The first question most people research is where to stay in a city or place. This was no different when we went to Spain, and to the capital city of Madrid. Travellers want to know where to stay in Madrid, and to have a travel guide to Madrid’s neighbourhoods.Travellers want to know where the best place to stay is so that they have easy access to transport, or more importantly to be able to walk to the different sites of the city.
This is a travel guide to Madrid’s neighbourhoods or Barrios
There are some very exciting barrios begging to be explored, and these are just some of them.
It may well be touristy, but that is with good reason. It is very traditionally Madrid. Local people, local food, exciting architecture, and a way of life. La Latina is the oldest and one of the most beautiful neighborhoods in Madrid. La Latina is an excellent place to settle down with some tapas and sangria. It is also home to some drag queens and some other interesting people, but the people watching is totally fun.
Barrio De Malasaña
While some see Malasaña as quiet and residential, it is a totally trendy and alternative barrio. Malasaña is multicultural and just a cool place to go. Some of the best international restaurants are on San Bernardino. You will also find the international food market, and lots of bars, cafes and people watching opportunities.
Lavapiés is a neighborhood of extremes. It is the heart of multicultural Madrid Here you’ll find young and old people, resident Madrileño’s and new people to the city. This barrio has a reputation for being lively and at times a little dodgy.
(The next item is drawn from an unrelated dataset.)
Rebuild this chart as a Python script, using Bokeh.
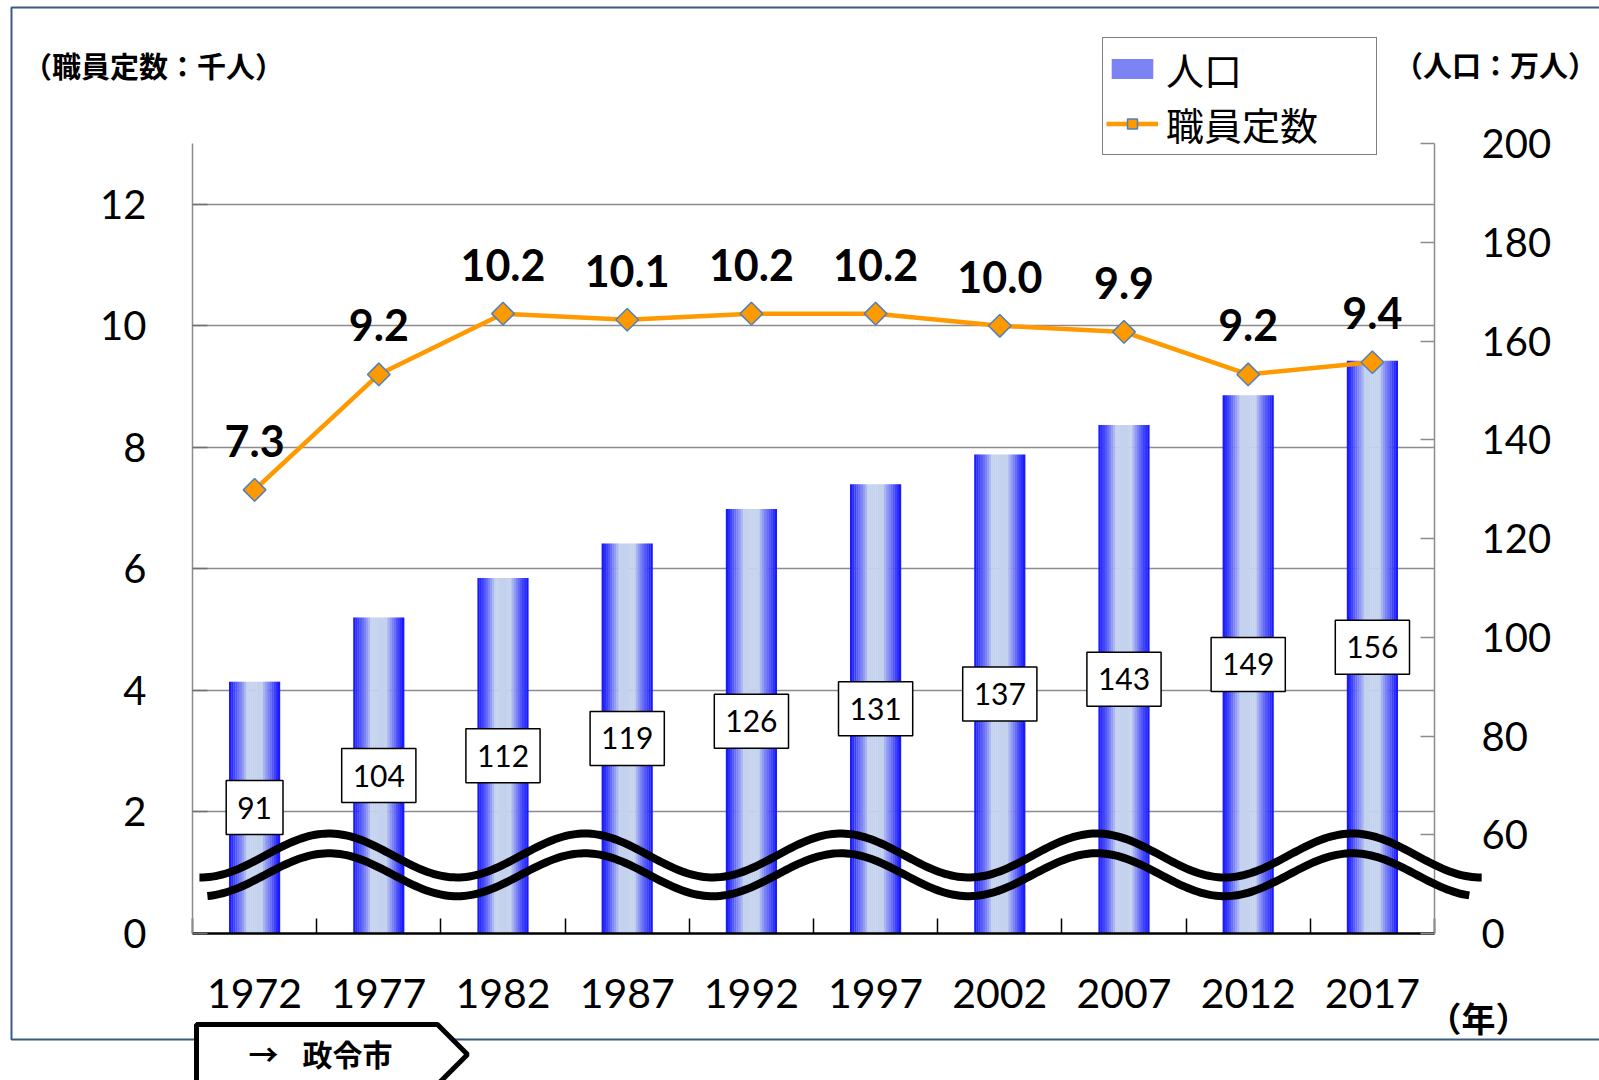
import numpy as np
from bokeh.plotting import figure
from bokeh.models import (Range1d, LinearAxis, FixedTicker, ColumnDataSource, Legend,
                          LegendItem, Label, PolyAnnotation, BoxAnnotation)
from bokeh.core.properties import value
from bokeh.embed import file_html
from bokeh.resources import INLINE

# ---------------- data ----------------
years = ["1972", "1977", "1982", "1987", "1992", "1997", "2002", "2007", "2012", "2017"]
population = [91, 104, 112, 119, 126, 131, 137, 143, 149, 156]        # 人口 (万人)
staff = [7.3, 9.2, 10.2, 10.1, 10.2, 10.2, 10.0, 9.9, 9.2, 9.4]       # 職員定数 (千人)
staff_labels = ["7.3", "9.2", "10.2", "10.1", "10.2", "10.2", "10.0", "9.9", "9.2", "9.4"]
left_ticks = [0, 2, 4, 6, 8, 10, 12]
grid_ticks = [2, 4, 6, 8, 10, 12]
right_ticks = [40, 60, 80, 100, 120, 140, 160, 180, 200]
right_tick_labels = ["0", "60", "80", "100", "120", "140", "160", "180", "200"]
POP_BASE = 40   # broken axis: the "0" of the population axis sits at 40
POP_TOP = 200
STAFF_TOP = 13

# ---------------- layout (pixels) ----------------
W, H = 1599, 1080
AX_L, AX_R, AX_B, AX_T = 192, 1434, 933, 143     # plot-area edges on the canvas
KX = (AX_R - AX_L) / 10.0
KY = (AX_B - AX_T) / STAFF_TOP
KP = (AX_B - AX_T) / (POP_TOP - POP_BASE)
NUM_FONT = "Lato"
JP_FONT = "Noto Sans CJK JP"

p = figure(width=W, height=H,
           x_range=Range1d(-AX_L / KX, 10 + (W - AX_R) / KX),
           y_range=Range1d(-(H - AX_B) / KY, STAFF_TOP + AX_T / KY),
           output_backend="svg", toolbar_location=None, title_location=None,
           x_axis_location=None, y_axis_location=None,
           min_border_left=0, min_border_right=0, min_border_top=0, min_border_bottom=0)
p.extra_y_ranges = {"pop": Range1d(POP_BASE - (H - AX_B) / KP, POP_TOP + AX_T / KP)}
p.outline_line_color = None
p.background_fill_color = "white"
p.border_fill_color = "white"
p.xgrid.visible = False
p.ygrid.visible = False

xpos = [i + 0.5 for i in range(len(years))]

# ---------------- axes ----------------
# horizontal grid lines drawn as long inward ticks of a label-less axis (behind the bars)
ga = LinearAxis(fixed_location=0, ticker=FixedTicker(ticks=grid_ticks), bounds=(0, STAFF_TOP),
                major_tick_in=int(round(AX_R - AX_L)), major_tick_out=0,
                major_tick_line_color="#8c8c8c", major_tick_line_width=1.5,
                minor_tick_line_color=None, axis_line_color=None,
                major_label_text_color=None, level="underlay")
p.add_layout(ga, "left")

ya = LinearAxis(fixed_location=0, ticker=FixedTicker(ticks=left_ticks), bounds=(0, STAFF_TOP))
ya.minor_tick_line_color = None
ya.major_tick_in = 15
ya.major_tick_out = 0
ya.major_tick_line_color = "#6f6f6f"
ya.major_tick_line_width = 1.5
ya.axis_line_color = "#8c8c8c"
ya.axis_line_width = 1.5
ya.major_label_text_font = NUM_FONT
ya.major_label_text_font_size = "40px"
ya.major_label_text_color = "black"
ya.major_label_standoff = 46
p.add_layout(ya, "left")

ra = LinearAxis(y_range_name="pop", fixed_location=10, ticker=FixedTicker(ticks=right_ticks),
                bounds=(POP_BASE, POP_TOP),
                major_label_overrides={t: l for t, l in zip(right_ticks, right_tick_labels)})
ra.minor_tick_line_color = None
ra.major_tick_in = 14
ra.major_tick_out = 0
ra.major_tick_line_color = "#8c8c8c"
ra.major_tick_line_width = 1.5
ra.axis_line_color = "#8c8c8c"
ra.axis_line_width = 1.5
ra.major_label_text_font = NUM_FONT
ra.major_label_text_font_size = "40px"
ra.major_label_text_color = "black"
ra.major_label_standoff = 47
p.add_layout(ra, "right")

xa = LinearAxis(fixed_location=0, bounds=(0, 10),
                ticker=FixedTicker(ticks=xpos, minor_ticks=list(range(len(years) + 1))),
                major_label_overrides={x: y for x, y in zip(xpos, years)})
xa.major_tick_line_color = None
xa.minor_tick_in = 15
xa.minor_tick_out = 0
xa.minor_tick_line_color = "black"
xa.minor_tick_line_width = 1.5
xa.axis_line_color = "black"
xa.axis_line_width = 2.5
xa.major_label_text_font = NUM_FONT
xa.major_label_text_font_size = "41px"
xa.major_label_text_color = "black"
xa.major_label_standoff = 39
p.add_layout(xa, "below")

# ---------------- bars (cylindrical gradient via strips) ----------------
N_STRIP = 24
BAR_W = 0.41
edge = np.array([16, 16, 255], dtype=float)
light = np.array([196, 210, 238], dtype=float)
bx, btop, bcol = [], [], []
for i, v in enumerate(population):
    for k in range(N_STRIP):
        t = (k + 0.5) / N_STRIP
        s = abs(2 * t - 1)
        w = float(np.clip((s - 0.3) / 0.7, 0, 1)) ** 0.85
        c = light * (1 - w) + edge * w
        bx.append(xpos[i] - BAR_W / 2 + t * BAR_W)
        btop.append(v)
        bcol.append("#%02x%02x%02x" % tuple(int(round(q)) for q in c))
bar_src = ColumnDataSource(dict(x=bx, top=btop, color=bcol))
bars = p.vbar(x="x", top="top", bottom=POP_BASE, width=BAR_W / N_STRIP * 1.12,
              source=bar_src, y_range_name="pop", fill_color="color", line_color=None)

# ---------------- staff line ----------------
line_r = p.line(xpos, staff, line_color="#FF9900", line_width=4.5)
mark_r = p.scatter(xpos, staff, marker="square", angle=np.pi / 4, size=16,
                   fill_color="#FF9900", line_color="#4F81BD", line_width=1.5)

p.text(x=xpos, y=staff, text=staff_labels, y_offset=-49,
       text_font=value(NUM_FONT), text_font_style="bold", text_font_size="43px",
       text_align="center", text_baseline="middle", text_color="black")

pop_mid = [(POP_BASE + v) / 2 for v in population]
p.text(x=xpos, y=pop_mid, text=[str(v) for v in population], y_range_name="pop",
       text_font=value(NUM_FONT), text_font_size="30px", text_align="center",
       text_baseline="middle", text_color="black",
       background_fill_color="white", border_line_color="black", border_line_width=1.5,
       padding=dict(left=11, right=11, top=16, bottom=16))

# ---------------- axis-break wave (decoration, in staff-axis data units) ----------------
def wave_band(x0, x1, mid_pop, amp_pop, half=4.0):
    xs = np.linspace(x0, x1, 400)
    yp = mid_pop + amp_pop * np.cos(2 * np.pi * (xs - 1.10) / 2.06)
    px, py = xs * KX, (yp - POP_BASE) * KP
    dx, dy = np.gradient(px), np.gradient(py)
    nrm = np.hypot(dx, dy)
    nx, ny = -dy / nrm, dx / nrm
    ux, uy = px + nx * half, py + ny * half
    lx, ly = px - nx * half, py - ny * half
    bxs = np.concatenate([ux, lx[::-1]]) / KX
    bys = np.concatenate([uy, ly[::-1]]) / KY
    return list(bxs), list(bys)

for (x0, x1, mid, amp) in [(0.056, 10.38, 55.8, 4.45), (0.12, 10.28, 51.9, 4.35)]:
    wx, wy = wave_band(x0, x1, mid, amp)
    p.add_layout(PolyAnnotation(xs=wx, ys=wy, fill_color="black", fill_alpha=1,
                                line_color=None))

# ---------------- outer frame & tab ----------------
p.add_layout(BoxAnnotation(left=11, right=1700, top=7, bottom=1039,
                           left_units="canvas", right_units="canvas",
                           top_units="canvas", bottom_units="canvas",
                           fill_color=None, fill_alpha=0,
                           line_color="#3b5a82", line_alpha=1, line_width=2))
p.add_layout(PolyAnnotation(xs=[196, 437, 467, 437, 437, 196], ys=[1024, 1024, 1054, 1084, 1110, 1110],
                            xs_units="canvas", ys_units="canvas",
                            fill_color="white", fill_alpha=1,
                            line_color="black", line_alpha=1, line_width=5))

# ---------------- legend ----------------
legend = Legend(items=[LegendItem(label="人口", renderers=[bars], index=5),
                       LegendItem(label="職員定数", renderers=[line_r, mark_r])],
                location=(1102, H - 155), orientation="vertical",
                label_text_font=JP_FONT, label_text_font_size="38px", label_text_color="black",
                glyph_width=52, glyph_height=25, label_standoff=8, label_width=207,
                padding=3, spacing=0, margin=0,
                border_line_color="black", border_line_width=1.5,
                background_fill_color="white", background_fill_alpha=1)
p.add_layout(legend, "center")

# ---------------- unit labels ----------------
def jp_label(x, y, text, size, bold=True):
    p.add_layout(Label(x=x, y=y, x_units="canvas", y_units="canvas", text=text,
                       text_font=JP_FONT, text_font_size=size,
                       text_font_style="bold" if bold else "normal",
                       text_align="center", text_baseline="middle", text_color="black"))

jp_label(153, 64, "（職員定数：千人）", "29px")
jp_label(1495, 63, "（人口：万人）", "29px")
jp_label(1478, 1017, "（年）", "34px")
jp_label(263, 1052, "→", "30px")
jp_label(347, 1052, "政令市", "30px")

open("out.html", "w").write(file_html(p, INLINE))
Many of the traditional fiestas happen in the Rastro barrio, and it is also home to the very popular flea market on Sundays. Rastro is multicultural and very diverse. You will find stall vendors all along the streets, and people come to explore and spend an afternoon with friends. Unfortunately because of it being a magnet from everybody on a Sunday you do need to be a little more cautious with your belongings. However, it is full of fun and totally worth going to. Grab a seat and just people watch.
Chueca is primarily known as the gay district of Madrid. It’s chic, multicultural and has a great nightlife. Chueca is the city within a city, with a lot of little streets, little shops, and the hustle and bustle of ordinary life. Chueca remains a favorite barrio. Spain has been named as the most gay-friendly country by Pew Research Centre, and while Chueca may be the centre in Madrid, the Spanish reputation as an LGBT-friendly nation is all over the country and not just Madrid.
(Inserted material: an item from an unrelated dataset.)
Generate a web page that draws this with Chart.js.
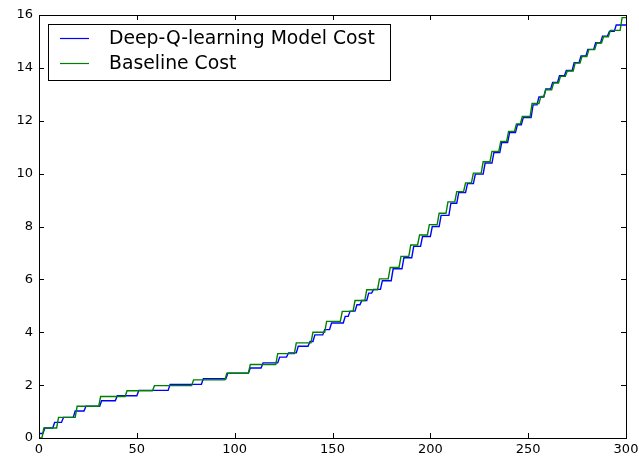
<!DOCTYPE html>
<html>
<head>
<meta charset="utf-8">
<script src="https://cdn.jsdelivr.net/npm/chart.js@4/dist/chart.umd.min.js"></script>
<style>
  html, body { margin: 0; padding: 0; background: #ffffff; }
  #wrap { width: 639px; height: 460px; }
</style>
</head>
<body>
<div id="wrap"><canvas id="c" width="639" height="460"></canvas></div>
<script>
// Cumulative cost curves: each pair is (step start, value held from there on)
const seriesNames = ['Deep-Q-learning Model Cost', 'Baseline Cost'];

const modelStepX = [0, 3, 8, 12.5, 18.5, 24, 32, 40, 51, 67, 84, 96.5, 108, 114.5, 123, 127.5, 132.5, 138.5, 141, 146,
  149.5, 156.5, 159, 162.5, 165, 168.5, 171, 175.5, 181, 186.5, 191.5, 196, 201, 205.5, 210.5, 214.5, 219, 223,
  228, 232.5, 236.5, 240.5, 244.5, 247.5, 252.5, 255.5, 259, 262.5, 266, 269.5, 273.5, 277, 280.5, 284.5, 288,
  291.5, 295, 300];
const modelCost = [0.17, 0.38, 0.59, 0.78, 1.02, 1.2, 1.41, 1.6, 1.8, 2.03, 2.24, 2.45, 2.65, 2.84, 3.06, 3.22, 3.47, 3.65, 3.9, 4.1,
  4.35, 4.6, 4.8, 5.04, 5.2, 5.48, 5.62, 5.95, 6.4, 6.82, 7.25, 7.62, 8.0, 8.42, 8.88, 9.28, 9.62, 9.98,
  10.4, 10.8, 11.18, 11.55, 11.85, 12.12, 12.6, 12.9, 13.2, 13.45, 13.7, 13.9, 14.2, 14.45, 14.7, 14.95, 15.2,
  15.38, 15.62, 15.62];

const baselineStepX = [0, 2.5, 10, 19.5, 31.5, 45, 59, 79, 96, 108, 122, 131.5, 140, 147, 155, 161.5, 167.5, 174,
  179.5, 185, 190, 194.5, 199.5, 204.5, 209, 213.5, 218, 222, 227, 231.5, 236, 240, 244, 247, 252, 256.5, 259,
  263, 266.5, 270, 274, 277.5, 281, 285, 288.5, 292, 298, 300];
const baselineCost = [0, 0.38, 0.78, 1.2, 1.57, 1.79, 1.98, 2.2, 2.45, 2.78, 3.19, 3.6, 4.0, 4.41, 4.79, 5.2, 5.61, 6.02,
  6.45, 6.87, 7.3, 7.68, 8.07, 8.5, 8.93, 9.32, 9.65, 10.02, 10.45, 10.84, 11.22, 11.6, 11.88, 12.16, 12.65, 12.92, 13.17,
  13.43, 13.68, 13.88, 14.18, 14.43, 14.69, 14.94, 15.18, 15.42, 15.9, 15.9];

const xTicks = [0, 50, 100, 150, 200, 250, 300];
const yTicks = [0, 2, 4, 6, 8, 10, 12, 14, 16];

const seriesColors = ['#0000ff', '#008000'];

// Each value is held flat until just before the next step, then rises over one sample
function toStairs(xs, ys) {
  const pts = [];
  for (let i = 0; i < xs.length; i++) {
    pts.push({ x: xs[i], y: ys[i] });
    if (i + 1 < xs.length) {
      const end = Math.max(xs[i], xs[i + 1] - 1);
      if (end > xs[i]) pts.push({ x: end, y: ys[i] });
    }
  }
  return pts;
}

const FONT = '"DejaVu Sans", sans-serif';

// Frame with inward tick marks on all four sides
const framePlugin = {
  id: 'frame',
  afterDraw(chart) {
    const { ctx, chartArea: a, scales } = chart;
    ctx.save();
    ctx.strokeStyle = '#000000';
    ctx.lineWidth = 1;
    const L = 5;
    ctx.beginPath();
    xTicks.forEach(v => {
      const px = Math.round(scales.x.getPixelForValue(v)) + 0.5;
      ctx.moveTo(px, a.bottom); ctx.lineTo(px, a.bottom - L);
      ctx.moveTo(px, a.top); ctx.lineTo(px, a.top + L);
    });
    yTicks.forEach(v => {
      const py = Math.round(scales.y.getPixelForValue(v)) + 0.5;
      ctx.moveTo(a.left, py); ctx.lineTo(a.left + L, py);
      ctx.moveTo(a.right, py); ctx.lineTo(a.right - L, py);
    });
    ctx.stroke();
    ctx.strokeRect(Math.round(a.left) + 0.5, Math.round(a.top) + 0.5,
      Math.round(a.right - a.left), Math.round(a.bottom - a.top));
    ctx.restore();
  }
};

// Boxed legend in the upper-left corner of the plot
const legendPlugin = {
  id: 'boxLegend',
  afterDatasetsDraw(chart) {
    const { ctx, chartArea: a } = chart;
    const x0 = a.left + 9, y0 = a.top + 9, w = 342, h = 56;
    ctx.save();
    ctx.fillStyle = '#ffffff';
    ctx.fillRect(x0, y0, w, h);
    ctx.strokeStyle = '#000000';
    ctx.lineWidth = 1;
    ctx.strokeRect(Math.round(x0) + 0.5, Math.round(y0) + 0.5, w, h);
    ctx.font = '18.8px ' + FONT;
    ctx.textBaseline = 'middle';
    ctx.fillStyle = '#000000';
    chart.data.datasets.forEach((ds, i) => {
      const y = y0 + 14.5 + i * 25;
      ctx.strokeStyle = ds.borderColor;
      ctx.lineWidth = 1.2;
      ctx.beginPath();
      ctx.moveTo(x0 + 12, y);
      ctx.lineTo(x0 + 41, y);
      ctx.stroke();
      ctx.fillText(ds.label, x0 + 61, y + 1);
    });
    ctx.restore();
  }
};

new Chart(document.getElementById('c'), {
  type: 'line',
  data: {
    datasets: [
      {
        label: seriesNames[0],
        data: toStairs(modelStepX, modelCost),
        borderColor: seriesColors[0],
        borderWidth: 1.4,
        pointRadius: 0,
        fill: false,
        order: 1
      },
      {
        label: seriesNames[1],
        data: toStairs(baselineStepX, baselineCost),
        borderColor: seriesColors[1],
        borderWidth: 1.4,
        pointRadius: 0,
        fill: false,
        order: 0
      }
    ]
  },
  options: {
    responsive: false,
    animation: false,
    layout: { padding: { top: 15, right: 13, left: 0, bottom: 0 } },
    plugins: { legend: { display: false }, tooltip: { enabled: false } },
    scales: {
      x: {
        type: 'linear',
        min: 0, max: 300,
        afterBuildTicks(scale) { scale.ticks = xTicks.map(v => ({ value: v })); },
        afterFit(scale) { scale.height = 22; scale.paddingLeft = 0; scale.paddingRight = 0; },
        grid: { display: false, drawTicks: false },
        border: { display: false },
        ticks: { color: '#000000', font: { family: FONT, size: 13 }, padding: 4, maxRotation: 0 }
      },
      y: {
        min: 0, max: 16,
        afterBuildTicks(scale) { scale.ticks = yTicks.map(v => ({ value: v })); },
        afterFit(scale) { scale.width = 39; scale.paddingTop = 0; scale.paddingBottom = 0; },
        grid: { display: false, drawTicks: false },
        border: { display: false },
        ticks: { color: '#000000', font: { family: FONT, size: 13 }, padding: 6 }
      }
    }
  },
  plugins: [framePlugin, legendPlugin]
});
</script>
</body>
</html>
Barrio de las Letras or the Literary Quarter
This is a lovely neighborhood or barrio of twisting little roads and many opportunities to get lost. You will find Plaza Santa Ana here, and this is where the great writers of Madrid’s 16th-century Golden Age of letters, liked Cervantes lived. It is boho-chic with some excellent cafes and bars
If you asked Where to stay in Madrid, then hopefully this travel guide to Madrid’s neighbourhoods has helped you.